Ahora ciertamente es más fácil para nosotros comprender por qué Cristo Señor y la Iglesia unen la llamada al ayuno con la penitencia, es decir, con la conversión. Para convertirnos a Dios es necesario descubrir en nosotros mismos lo que nos vuelve sensibles a cuanto pertenece a Dios, por lo tanto: los contenidos espirituales, los valores superiores que hablan a nuestro entendimiento, a nuestra conciencia, a nuestro «corazón» (según el lenguaje bíblico). Para abrirse a estos contenidos espirituales, a estos valores, es necesario desprenderse de cuanto sirve sólo al consumo, a la satisfacción de los sentidos. En la apertura de nuestra personalidad humana a Dios, el ayuno –entendido tanto en el modo «tradicional» como en el «actual»–, debe ir junto con la oración, porque ella nos dirige directamente hacia Él.
Por otra parte, el ayuno, esto es, la mortificación de los sentidos, el dominio del cuerpo, confieren a la oración una eficacia mayor, que el hombre descubre en sí mismo.

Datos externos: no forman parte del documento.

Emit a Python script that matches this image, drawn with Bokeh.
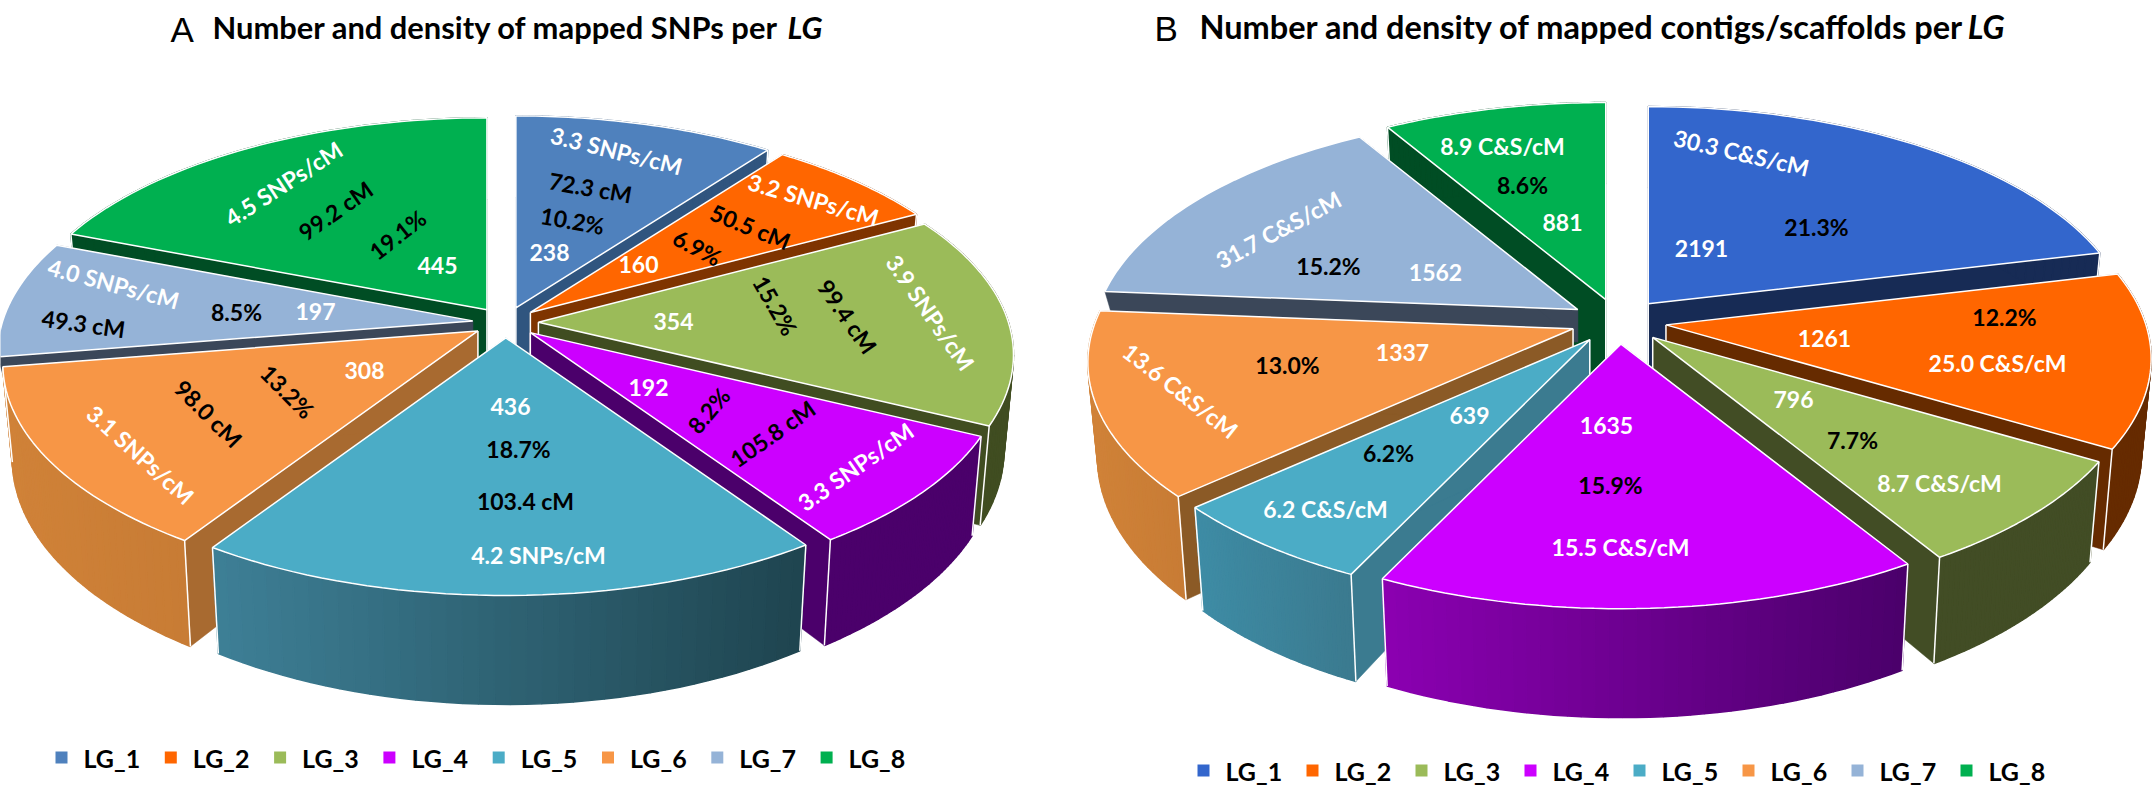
from math import sin, cos, pi

from bokeh.core.properties import value
from bokeh.embed import file_html
from bokeh.models import ColumnDataSource, Range1d
from bokeh.plotting import figure
from bokeh.resources import INLINE

lg_names = ["LG_1", "LG_2", "LG_3", "LG_4", "LG_5", "LG_6", "LG_7", "LG_8"]

# panel A, mapped SNPs
snp_count = [238, 160, 354, 192, 436, 308, 197, 445]
snp_percent = [10.2, 6.9, 15.2, 8.2, 18.7, 13.2, 8.5, 19.1]
snp_length = [72.3, 50.5, 99.4, 105.8, 103.4, 98.0, 49.3, 99.2]
snp_density = [3.3, 3.2, 3.9, 3.3, 4.2, 3.1, 4.0, 4.5]

# panel B, mapped contigs/scaffolds
contig_count = [2191, 1261, 796, 1635, 639, 1337, 1562, 881]
contig_percent = [21.3, 12.2, 7.7, 15.9, 6.2, 13.0, 15.2, 8.6]
contig_density = [30.3, 25.0, 8.7, 15.5, 6.2, 13.6, 31.7, 8.9]

top_a = ["#4F81BD", "#FF6600", "#9BBB59", "#CC00FF", "#4BACC6", "#F79646", "#95B3D7", "#00B050"]
top_b = ["#3366CC", "#FF6600", "#9BBB59", "#CC00FF", "#4BACC6", "#F79646", "#95B3D7", "#00B050"]

# side colours: left end of the outer wall, right end of it, cut faces
# a wall that the reference does not show at all is None
side_a = [("#30557F", "#30557F", "#30557F"), ("#7F3400", "#7F3400", "#7F3400"),
          ("#404D21", "#404D21", "#404D21"), ("#4B006B", "#4B006B", "#4B006B"),
          ("#3E8097", "#1F4550", "#2F6072"), ("#D08238", "#C87C35", "#A86A30"),
          (None, None, "#3B4759"), ("#004D24", "#004D24", "#004D24")]
side_b = [("#172B55", "#172B55", "#172B55"), ("#662B00", "#662B00", "#662B00"),
          ("#424D25", "#424D25", "#424D25"), ("#8C00B2", "#4B006B", "#6A008E"),
          ("#3E8CA5", "#3B7A8F", "#3B7B90"), ("#D08238", "#C87C35", "#8B5A26"),
          (None, None, "#3B4759"), ("#004D24", "#004D24", "#004D24")]

# label layout: x, y, clockwise rotation in degrees
pos_a_count = [(549, 252, 0), (638, 264, 0), (673, 321, 0), (648, 387, 0),
               (510, 406, 0), (364, 370, 0), (315, 311, 0), (437, 265, 0)]
pos_a_percent = [(572, 220, 10), (697, 247, 28), (775, 305, 60), (708, 410, -50),
                 (518, 448, 0), (287, 391, 45), (236, 311, 0), (397, 234, -38)]
pos_a_length = [(590, 187, 10), (750, 226, 22), (847, 316, 55), (772, 433, -35),
                (525, 500, 0), (208, 413, 45), (83, 323, 8), (335, 210, -35)]
pos_a_density = [(616, 150, 14), (813, 199, 16), (930, 312, 55), (855, 466, -35),
                 (538, 554, 0), (140, 454, 42), (113, 283, 15), (283, 183, -33)]

pos_b_count = [(1701, 248, 0), (1824, 338, 0), (1793, 399, 0), (1606, 425, 0),
               (1469, 415, 0), (1402, 352, 0), (1435, 272, 0), (1562, 222, 0)]
pos_b_percent = [(1816, 226, 0), (2004, 316, 0), (1852, 439, 0), (1610, 484, 0),
                 (1388, 452, 0), (1287, 364, 0), (1328, 265, 0), (1522, 184, 0)]
pos_b_density = [(1741, 152, 13), (1997, 362, 0), (1939, 482, 0), (1620, 546, 0),
                 (1325, 508, 0), (1180, 390, 38), (1278, 229, -28), (1502, 145, 0)]

PERSPECTIVE = 0.146
DEPTH = 93
BOTTOM_SHRINK = 0.98
STEPS = 40
FONT = "Lato"


def blend(c1, c2, k):
    a = [int(c1[i:i+2], 16) for i in (1, 3, 5)]
    b = [int(c2[i:i+2], 16) for i in (1, 3, 5)]
    return "#%02x%02x%02x" % tuple(round(a[i] + (b[i]-a[i])*k) for i in range(3))


def rim_point(tip, rx, ry, t):
    along = sin(t)
    away = cos(t)
    f = 1./(1. + PERSPECTIVE*away)
    return tip[0] + rx*along*f, tip[1] - ry*away*f, f


def drop(tip, pt, depth):
    return tip[0] + (pt[0]-tip[0])*BOTTOM_SHRINK, pt[1] + depth*pt[2]


def draw_pie(p, counts, tops, sides, cx, cy, rx, ry, explode):
    total = float(sum(counts))
    start = 0.
    slices = []
    for i, c in enumerate(counts):
        end = start + c/total
        slices.append((i, start*2*pi, end*2*pi))
        start = end
    # far slices first, the near ones paint over them
    slices.sort(key=lambda s: -cos((s[1]+s[2])/2.))

    for i, t0, t1 in slices:
        mid = (t0+t1)/2.
        tip = (cx + rx*explode*sin(mid), cy - ry*explode*cos(mid))
        left, right, cut = sides[i]
        # without a wall only a thin band of the cut face is to be seen
        depth = DEPTH if left is not None else DEPTH*0.35
        angles = [t0 + (t1-t0)*k/STEPS for k in range(STEPS+1)]
        rim = [rim_point(tip, rx, ry, t) for t in angles]
        low = [drop(tip, pt, depth) for pt in rim]
        tip_low = (tip[0], tip[1] + depth)

        # the two cut faces
        for pt, lo in ((rim[0], low[0]), (rim[-1], low[-1])):
            p.patch([tip[0], pt[0], lo[0], tip_low[0]], [tip[1], pt[1], lo[1], tip_low[1]],
                    fill_color=cut, line_color=cut, line_width=0.5)

        # outer wall in thin strips so that it can carry a gradient
        if left is not None:
            xs, ys, cols = [], [], []
            span = float(max(pt[0] for pt in rim) - min(pt[0] for pt in rim)) or 1.
            x_min = min(pt[0] for pt in rim)
            for k in range(STEPS):
                xs.append([rim[k][0], rim[k+1][0], low[k+1][0], low[k][0]])
                ys.append([rim[k][1], rim[k+1][1], low[k+1][1], low[k][1]])
                cols.append(blend(left, right, (rim[k][0]-x_min)/span))
            p.patches(xs, ys, fill_color=cols, line_color=cols, line_width=1.5)

            # white edges where the faces meet
            p.multi_line([[rim[0][0], low[0][0]], [rim[-1][0], low[-1][0]], [tip[0], tip_low[0]]],
                         [[rim[0][1], low[0][1]], [rim[-1][1], low[-1][1]], [tip[1], tip_low[1]]],
                         line_color="white", line_width=1.5)

        p.patch([tip[0]] + [pt[0] for pt in rim], [tip[1]] + [pt[1] for pt in rim],
                fill_color=tops[i], line_color="white", line_width=1.5)


def draw_labels(p, names, positions, color):
    source = ColumnDataSource(data=dict(x=[q[0] for q in positions],
                                        y=[q[1] for q in positions],
                                        label=names,
                                        angle=[-q[2]*pi/180. for q in positions]))
    p.text(x="x", y="y", text="label", angle="angle", source=source,
           text_color=color, text_font=value(FONT), text_font_style="bold",
           text_font_size="23px", text_align="center", text_baseline="middle")


def draw_title(p, letter, letter_x, title, title_x, end_x, y, size):
    p.text([letter_x], [y + 2], text=[letter], text_font=value("Liberation Sans"),
           text_font_size="35px", text_color="black", text_align="left",
           text_baseline="alphabetic")
    p.text([title_x], [y], text=[title], text_font=value(FONT), text_font_style="bold",
           text_font_size=size, text_color="black", text_align="left",
           text_baseline="alphabetic")
    p.text([end_x], [y], text=["LG"], text_font=value(FONT), text_font_style="bold italic",
           text_font_size=size, text_color="black", text_align="right",
           text_baseline="alphabetic")


def draw_legend(p, tops, x0, step, y):
    xs = [x0 + step*i for i in range(len(lg_names))]
    p.rect(xs, [y]*len(xs), width=12, height=12, fill_color=tops, line_color=None)
    p.text([x + 22 for x in xs], [y]*len(xs), text=lg_names, text_font=value(FONT),
           text_font_style="bold", text_font_size="25px", text_color="black",
           text_align="left", text_baseline="middle")


p = figure(width=2154, height=785, x_range=Range1d(0, 2154), y_range=Range1d(785, 0),
           output_backend="svg", toolbar_location=None, min_border=0,
           margin=0, outline_line_color=None)
p.axis.visible = False
p.grid.visible = False

draw_pie(p, snp_count, top_a, side_a, 505, 322, 470, 220, 0.07)
draw_pie(p, contig_count, top_b, side_b, 1618, 321, 480, 226, 0.10)

draw_labels(p, [str(v) for v in snp_count], pos_a_count, "white")
draw_labels(p, ["%.1f%%" % v for v in snp_percent], pos_a_percent, "black")
draw_labels(p, ["%.1f cM" % v for v in snp_length], pos_a_length, "black")
draw_labels(p, ["%.1f SNPs/cM" % v for v in snp_density], pos_a_density, "white")

draw_labels(p, [str(v) for v in contig_count], pos_b_count, "white")
draw_labels(p, ["%.1f%%" % v for v in contig_percent], pos_b_percent, "black")
draw_labels(p, ["%.1f C&S/cM" % v for v in contig_density], pos_b_density, "white")

draw_title(p, "A", 170, "Number and density of mapped SNPs per", 212, 822, 27, "30.9px")
draw_title(p, "B", 1154, "Number and density of mapped contigs/scaffolds per", 1199, 2004, 26, "32.5px")

draw_legend(p, top_a, 61, 109.3, 757)
draw_legend(p, top_b, 1203, 109, 770)

open("out.html", "w").write(file_html(p, INLINE))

Efectivamente, descubre que es «diverso», que es más «dueño de sí mismo», que ha llegado a ser interiormente libre. Y se da cuenta de ello en cuanto la conversión y el encuentro con Dios, a través de la oración, fructifican en él.
Resulta claro de estas reflexiones nuestras de hoy que el ayuno no es sólo él «residuo» de una práctica religiosa de los siglos pasados, sino que es también indispensable al hombre de hoy, a los cristianos de nuestro tiempo. Es necesario reflexionar profundamente sobre este tema, precisamente durante el tiempo de Cuaresma.